2. The persisting judiciary is in need of change if we seek justice in thousands of pending cases. The old collegium system was opaque, arbitrary, biased and of course there was side stepping merit for caste and regional representation leading to judiciary corruption. We have judges and lawyers with mindsets of the orthodox society. It is clear that mere educational qualifications are not needed in an eminent judge.
1. The sole purpose behind the abolition of the traditional collegium system is the direct authoritative interference of the government in the judiciary. The rest of the reasons are as vague as the new system itself giving space to "two eminent persons" according to the government. Never has a candidate lacking or certified lacking in integrity or character been made a judge. The executives already had a say in certifying the character and integrity or the candidate but this addition to the panel of selection committee is sheer interference which cannot be allowed.
2. Why does the government need a say in the judiciary appointment? The petitioners are not wrong in their claim accusing the government of mala fide and predicting that the new system would erode judicial independence as described in the Constitution. Are we headed towards a change in the entire constitution of India? We definitely could do with a few amendments rather than eradicating the entire system.
3. According to lawyer Ram Jethmalani NJAC is evil and irksome: "The government ought to have said with all honesty that it was trying to demolish the collegium system, go back to the pre-1993 system. I had to become a refugee in my own country because of what four judges, appointed in the pre-1993 period did." His reference to the Emergency era ruling, which suspended citizens' right to life and liberty is a prediction of what can happen is judiciary is to be intervened by those that know nothing about it.
4. We cannot ignore the fact that NJAC Act was illegal since it was passed without first amending the Constitution. The Parliament had passed both the amendment and the Act simultaneously according to the petitions this amounted to invalidating the entire parliamentary process. Another claim says that it would tinker with the independence of the judiciary and the collective opinion of the three judges in the NJAC could anytime be subject to being vetoed out by any two other members of the new committee.

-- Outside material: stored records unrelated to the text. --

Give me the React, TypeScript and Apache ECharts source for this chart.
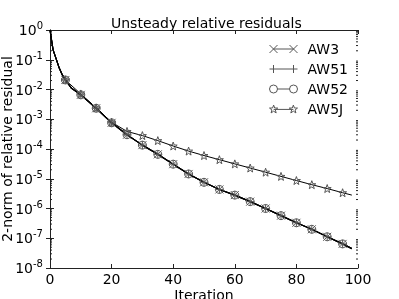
import React, { useEffect, useRef } from 'react';
import * as echarts from 'echarts';

const TITLE = 'Unsteady relative residuals';
const X_LABEL = 'Iteration';
const Y_LABEL = '2-norm of relative residual';
const NAMES = ['AW3', 'AW51', 'AW52', 'AW5J'];
const X_TICKS = [0, 20, 40, 60, 80, 100];

// iterations where values were read for AW3 / AW51 / AW52 (overlapping curves)
const ITER_A = [0, 1, 2, 3, 4, 5, 7, 10, 15, 20, 25, 30, 35, 40, 45, 50, 55, 60, 65, 70, 75, 80, 85, 90, 95, 98];
const AW3 = [1, 0.214, 0.107, 0.0525, 0.0309, 0.0209, 0.011, 0.00661, 0.00234, 7.59e-4, 3.02e-4, 1.35e-4, 6.61e-5, 3.09e-5, 1.45e-5, 7.59e-6, 4.37e-6, 2.82e-6, 1.7e-6, 1.0e-6, 5.75e-7, 3.31e-7, 2.0e-7, 1.12e-7, 6.46e-8, 4.47e-8];
const AW51 = [1, 0.214, 0.107, 0.0525, 0.0309, 0.0209, 0.011, 0.00661, 0.00234, 7.59e-4, 3.02e-4, 1.35e-4, 6.61e-5, 3.09e-5, 1.45e-5, 7.59e-6, 4.37e-6, 2.82e-6, 1.7e-6, 1.0e-6, 5.75e-7, 3.31e-7, 2.0e-7, 1.12e-7, 6.46e-8, 4.47e-8];
const AW52 = [1, 0.214, 0.107, 0.0525, 0.0309, 0.0209, 0.011, 0.00661, 0.00234, 7.59e-4, 3.02e-4, 1.35e-4, 6.61e-5, 3.09e-5, 1.45e-5, 7.59e-6, 4.37e-6, 2.82e-6, 1.7e-6, 1.0e-6, 5.75e-7, 3.31e-7, 2.0e-7, 1.12e-7, 6.46e-8, 4.47e-8];

// iterations where values were read for AW5J
const ITER_J = [0, 1, 2, 3, 4, 5, 10, 15, 20, 25, 30, 35, 40, 45, 50, 55, 60, 65, 70, 75, 80, 85, 90, 95, 98];
const AW5J = [1, 0.214, 0.107, 0.0525, 0.0309, 0.0209, 0.00708, 0.0024, 7.94e-4, 3.89e-4, 2.82e-4, 1.91e-4, 1.26e-4, 8.51e-5, 6.03e-5, 4.37e-5, 3.16e-5, 2.29e-5, 1.66e-5, 1.2e-5, 8.71e-6, 6.31e-6, 4.68e-6, 3.39e-6, 2.82e-6];

// log-axis minor tick multipliers and decades
const MINOR_MULT = [2, 3, 4, 5, 6, 7, 8, 9];
const DECADES = [-8, -7, -6, -5, -4, -3, -2, -1];

const FONT = 'DejaVu Sans';
const MARK = '#555';

function starPath(cx: number, cy: number, R: number, r: number) {
  const pts: string[] = [];
  for (let k = 0; k < 10; k++) {
    const rad = k % 2 === 0 ? R : r;
    const a = (-90 + k * 36) * Math.PI / 180;
    pts.push((k === 0 ? 'M' : 'L') + (cx + rad * Math.cos(a)).toFixed(2) + ',' + (cy + rad * Math.sin(a)).toFixed(2));
  }
  return pts.join('') + 'Z';
}

const SYM_X = 'path://M0,0L8,8M0,8L8,0';
const SYM_PLUS = 'path://M0,4L8,4M4,0L4,8';
const SYM_STAR = 'path://' + starPath(4, 4.4, 4.4, 1.8);

const LEG_X = 'path://M0,0L8,8M0,8L8,0M20,0L28,8M20,8L28,0M4,4L24,4';
const LEG_PLUS = 'path://M0,4L28,4M4,0L4,8M24,0L24,8';
const LEG_CIRCLE = 'path://M0,4A4,4 0 1,1 8,4A4,4 0 1,1 0,4M8,4L20,4M20,4A4,4 0 1,1 28,4A4,4 0 1,1 20,4';
const LEG_STAR = 'path://' + starPath(4, 4.4, 4.4, 1.8) + 'M4,4.4L24,4.4' + starPath(24, 4.4, 4.4, 1.8);

function pairs(xs: number[], ys: number[]) {
  return xs.map((x, i) => [x, ys[i]]);
}

export default function App() {
  const ref = useRef<HTMLDivElement>(null);
  useEffect(() => {
    if (!ref.current) return;
    const chart = echarts.init(ref.current, null, { renderer: 'svg' });
    const minorVals: number[][] = [];
    DECADES.forEach((d) => MINOR_MULT.forEach((m) => minorVals.push([0, m * Math.pow(10, d)])));

    const symAt = (sym: string) => (v: number[]) => (v[0] > 0 && v[0] % 5 === 0 ? sym : 'none');
    const mkSeries = (name: string, data: number[][], sym: string, width: number) => ({
      name,
      type: 'line',
      data,
      symbol: symAt(sym),
      symbolSize: 8,
      lineStyle: { color: '#000', width },
      itemStyle: { color: 'transparent', borderColor: MARK, borderWidth: 1 },
      emphasis: { disabled: true },
      z: 3,
    });
    const legItem = (name: string, icon: string) => ({
      name,
      icon,
      itemStyle: { color: 'transparent', borderColor: MARK, borderWidth: 1 },
    });

    const axisCommon = {
      axisLine: { show: true, lineStyle: { color: '#222', width: 1 } },
      axisTick: { show: true, inside: true, length: 4, lineStyle: { color: '#222' } },
      splitLine: { show: false },
    };

    chart.setOption({
      animation: false,
      textStyle: { fontFamily: FONT },
      title: {
        text: TITLE,
        left: 111,
        top: 16,
        padding: 0,
        textStyle: { fontFamily: FONT, fontSize: 14, fontWeight: 'normal', color: '#000' },
      },
      legend: {
        orient: 'vertical',
        left: 269,
        top: 41,
        padding: 0,
        itemWidth: 28,
        itemHeight: 8,
        itemGap: 4,
        selectedMode: false,
        textStyle: { fontFamily: FONT, fontSize: 14, color: '#000', lineHeight: 16, padding: [0, 0, 0, 5] },
        data: [legItem('AW3', LEG_X), legItem('AW51', LEG_PLUS), legItem('AW52', LEG_CIRCLE), legItem('AW5J', LEG_STAR)],
      },
      grid: { left: 50, right: 41, top: 30, bottom: 31, containLabel: false, outerBoundsMode: 'none' },
      xAxis: [
        {
          type: 'value',
          min: 0,
          max: 100,
          interval: 20,
          name: X_LABEL,
          nameLocation: 'middle',
          nameGap: 20,
          nameMoveOverlap: false,
          nameTextStyle: { fontFamily: FONT, fontSize: 14, color: '#000' },
          axisLabel: {
            fontFamily: FONT,
            fontSize: 14,
            color: '#000',
            margin: 4,
            formatter: (v: number) => (X_TICKS.includes(v) ? String(v) : ''),
          },
          ...axisCommon,
        },
        {
          type: 'value',
          position: 'top',
          min: 0,
          max: 100,
          interval: 20,
          axisLabel: { show: false },
          ...axisCommon,
        },
      ],
      yAxis: [
        {
          type: 'log',
          logBase: 10,
          min: 1e-8,
          max: 1,
          interval: 1,
          name: Y_LABEL,
          nameLocation: 'middle',
          nameRotate: 90,
          nameGap: 36,
          nameMoveOverlap: false,
          nameTextStyle: { fontFamily: FONT, fontSize: 14, color: '#000' },
          axisLabel: {
            margin: 7,
            formatter: (v: number) => `{b|10}{s|${Math.round(Math.log10(v))}}`,
            rich: {
              b: { fontFamily: FONT, fontSize: 14, color: '#000' },
              s: { fontFamily: FONT, fontSize: 10, color: '#000', padding: [0, 0, 9, 0] },
            },
          },
          ...axisCommon,
        },
        {
          type: 'log',
          logBase: 10,
          min: 1e-8,
          max: 1,
          interval: 1,
          position: 'right',
          axisLabel: { show: false },
          ...axisCommon,
        },
      ],
      series: [
        mkSeries('AW3', pairs(ITER_A, AW3), SYM_X, 1.2),
        mkSeries('AW51', pairs(ITER_A, AW51), SYM_PLUS, 1.2),
        mkSeries('AW52', pairs(ITER_A, AW52), 'circle', 1.2),
        mkSeries('AW5J', pairs(ITER_J, AW5J), SYM_STAR, 1),
        {
          type: 'custom',
          silent: true,
          xAxisIndex: 0,
          yAxisIndex: 0,
          data: minorVals,
          renderItem: (params: any, api: any) => {
            const y = api.coord([0, api.value(1)])[1];
            const cs = params.coordSys;
            return {
              type: 'group',
              children: [
                { type: 'line', shape: { x1: cs.x, y1: y, x2: cs.x + 2, y2: y }, style: { stroke: '#222', lineWidth: 1 } },
                { type: 'line', shape: { x1: cs.x + cs.width - 2, y1: y, x2: cs.x + cs.width, y2: y }, style: { stroke: '#222', lineWidth: 1 } },
              ],
            };
          },
        },
      ],
    });
    return () => chart.dispose();
  }, []);
  return <div ref={ref} style={{ position: 'fixed', left: 0, top: 0, width: 399, height: 299 }} />;
}
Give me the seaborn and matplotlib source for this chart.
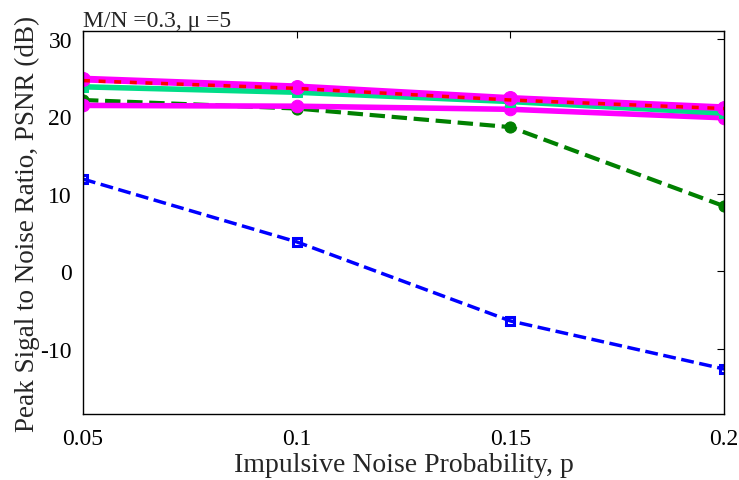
import matplotlib
matplotlib.use("Agg")
import matplotlib.pyplot as plt
import seaborn as sns
import numpy as np

p = [0.05, 0.1, 0.15, 0.2]
blue_dash = [11.9, 3.8, -6.4, -12.6]
green_dash = [22.1, 21.0, 18.6, 8.4]
magenta_low = [21.4, 21.3, 20.9, 19.8]
teal = [23.8, 23.1, 21.9, 20.4]
magenta_high = [24.8, 23.8, 22.3, 21.1]
red_dot = [24.6, 23.6, 22.1, 21.0]

xticks = [0.05, 0.1, 0.15, 0.2]
xtick_labels = ["0.05", "0.1", "0.15", "0.2"]
yticks = [-10, 0, 10, 20, 30]

sns.set_theme(style="white")
plt.rcParams['font.family'] = ['Liberation Serif', 'DejaVu Serif']
plt.rcParams['mathtext.fontset'] = 'stix'
plt.rcParams['axes.unicode_minus'] = False

fig = plt.figure(figsize=(7.39, 4.81), dpi=100)
ax = fig.add_axes([0.1123, 0.1372, 0.8677, 0.7963])

sns.lineplot(x=p, y=blue_dash, ax=ax, color="#0000FF", linestyle="--", linewidth=2.5,
             marker="s", markersize=6, markerfacecolor="none", markeredgecolor="#0000FF",
             markeredgewidth=2.2)
sns.lineplot(x=p, y=green_dash, ax=ax, color="#008000", linestyle="--", linewidth=3,
             marker="o", markersize=8, markerfacecolor="#008000", markeredgecolor="#008000")
sns.lineplot(x=p, y=magenta_low, ax=ax, color="#FF00FF", linestyle="-", linewidth=4,
             marker="o", markersize=9, markerfacecolor="#FF00FF", markeredgecolor="#FF00FF")
sns.lineplot(x=p, y=teal, ax=ax, color="#00DD88", linestyle="-", linewidth=4,
             marker="s", markersize=7, markerfacecolor="#00DD88", markeredgecolor="#00DD88")
sns.lineplot(x=p, y=magenta_high, ax=ax, color="#FF00FF", linestyle="-", linewidth=5,
             marker="o", markersize=10, markerfacecolor="#FF00FF", markeredgecolor="#FF00FF")
sns.lineplot(x=p, y=red_dot, ax=ax, color="#FF0000", linestyle=(0, (2, 2.5)), linewidth=2.5)

ax.set_xlim(0.05, 0.2)
ax.set_ylim(-18.4, 31)
ax.set_xticks(xticks)
ax.set_xticklabels(xtick_labels)
ax.set_yticks(yticks)
ax.tick_params(direction="in", top=True, right=True, length=5, width=0.8,
               labelsize=17, colors="black")
ax.tick_params(axis="x", pad=10)
ax.tick_params(axis="y", pad=8)
for s in ax.spines.values():
    s.set_color("black")
    s.set_linewidth(1)
ax.set_xlabel("Impulsive Noise Probability, p", fontsize=20, labelpad=2)
ax.set_ylabel("Peak Sigal to Noise Ratio, PSNR (dB)", fontsize=19.5, labelpad=0)
ax.text(0.0, 1.0, "M/N =0.3, \u03bc =5", transform=ax.transAxes, fontsize=17,
        ha="left", va="bottom")

fig.savefig("out.png", dpi=100)
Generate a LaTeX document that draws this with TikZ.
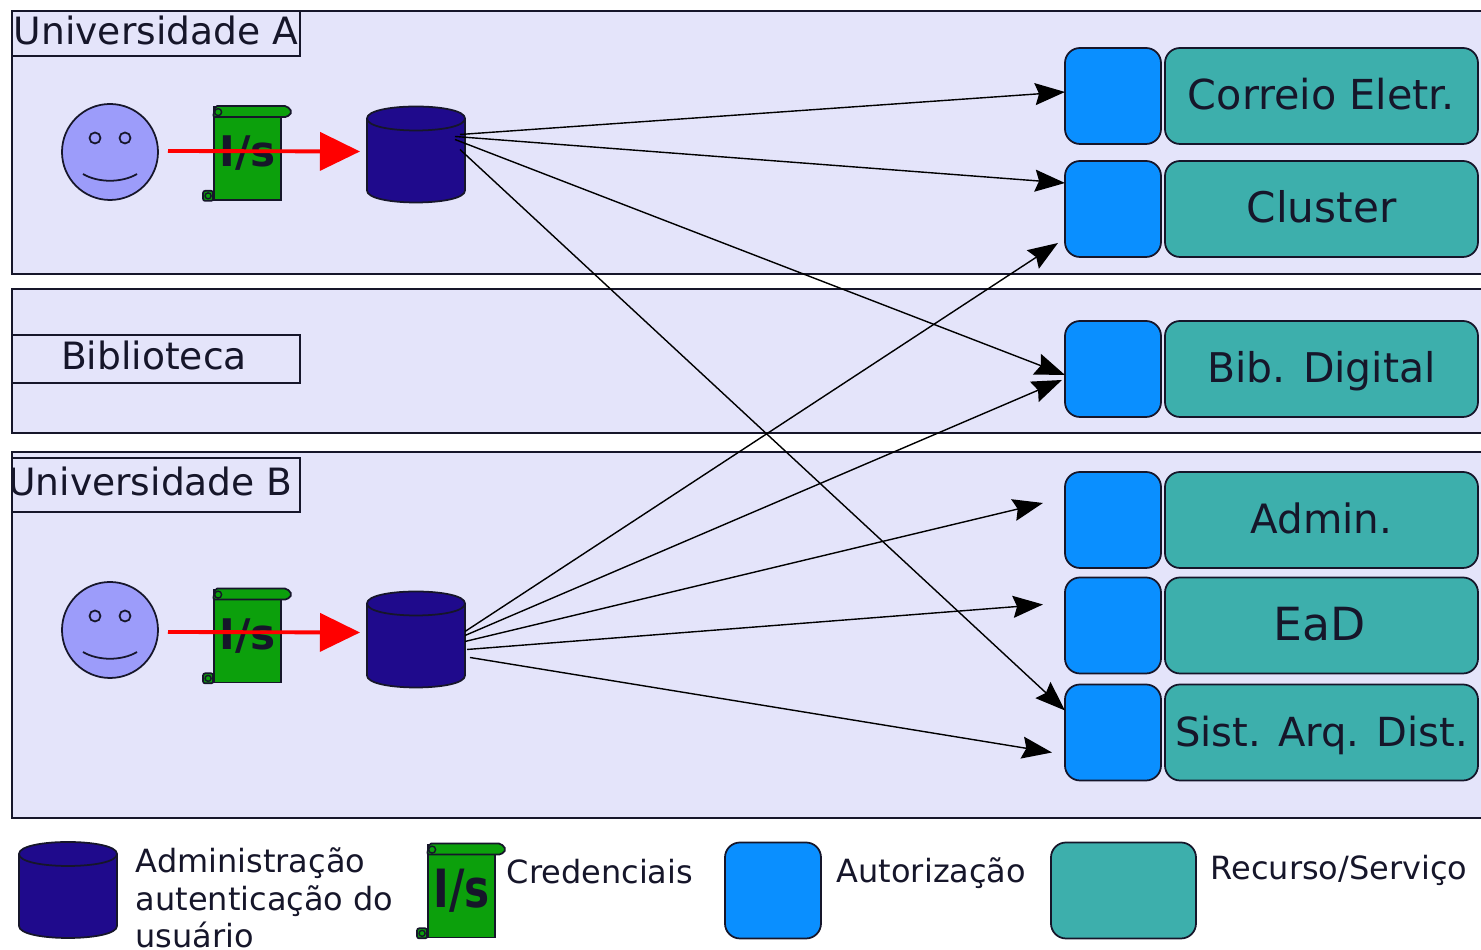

Though the system is in need of change but a haste move to complete replace a system that has been operational for more than a decade can have its own consequences - some that we are not yet ready to face. I agree with senior advocate Bishwajeet Bhattacharya who calls for a stay in the operation: "I will plead the Constitution Bench to stay the operation of the notification. It is in the interest of both the parties that the notification is stayed till the time the court rules on its validity. If the court ratifies the government’s move after hearing both the parties, the notification can always be revived but if the NJAC is held to be bad in law, the notification is automatically doomed forever. I cannot fathom the haste in issuing the notification two days before the court starts hearing the clutch of petitions challenging its validity."
- RE: Is NJAC eminent enough to replace the collegium system? -Deepa Kaushik (06/05/15)
- NJAC as an idea can be considered as a replacement for the existing collediumsystem; but, on the first note, we need to analyse and understand wehether at all we need any replacement in the existing judicial system? The collegium system is doing okay so far, if we cannot give an excellent remark for the same. All we need are a few amendments in the existing system to speedify the judgement procedure.
The failures in existing system can ither be quoted in terms of transparency and actual justice, or it is the number of pending cases that comes to the limelight. Both these conditions hacve nothing to be interfered with the collegium system. Instead we need to reform the same to derive befitting result.
We enjoy free judiciary in India. With the NJAC, we will lose this free judiciary tag, as our judicial system will also become prey to the Government authority. With already a lot popping up on the Government every now and then, the NJAC will worsen the situation creating a space for doubt in the transparency of the procedings. The number vof pending cases are due to the lack of judges or working hours of the court procedings. that does not call for the change in system of appointment. We just need more judges to be appointed. Also we should reconsider the vacations for the court andjudicial system when we are lagging in our duties.
The transparency can be attained only by the fair and honest play by members of our judicial council. And nobody can be a better make appointment than the chief authority from the same field. Hence there is no requirement for the NJAC to replace existing collegium system.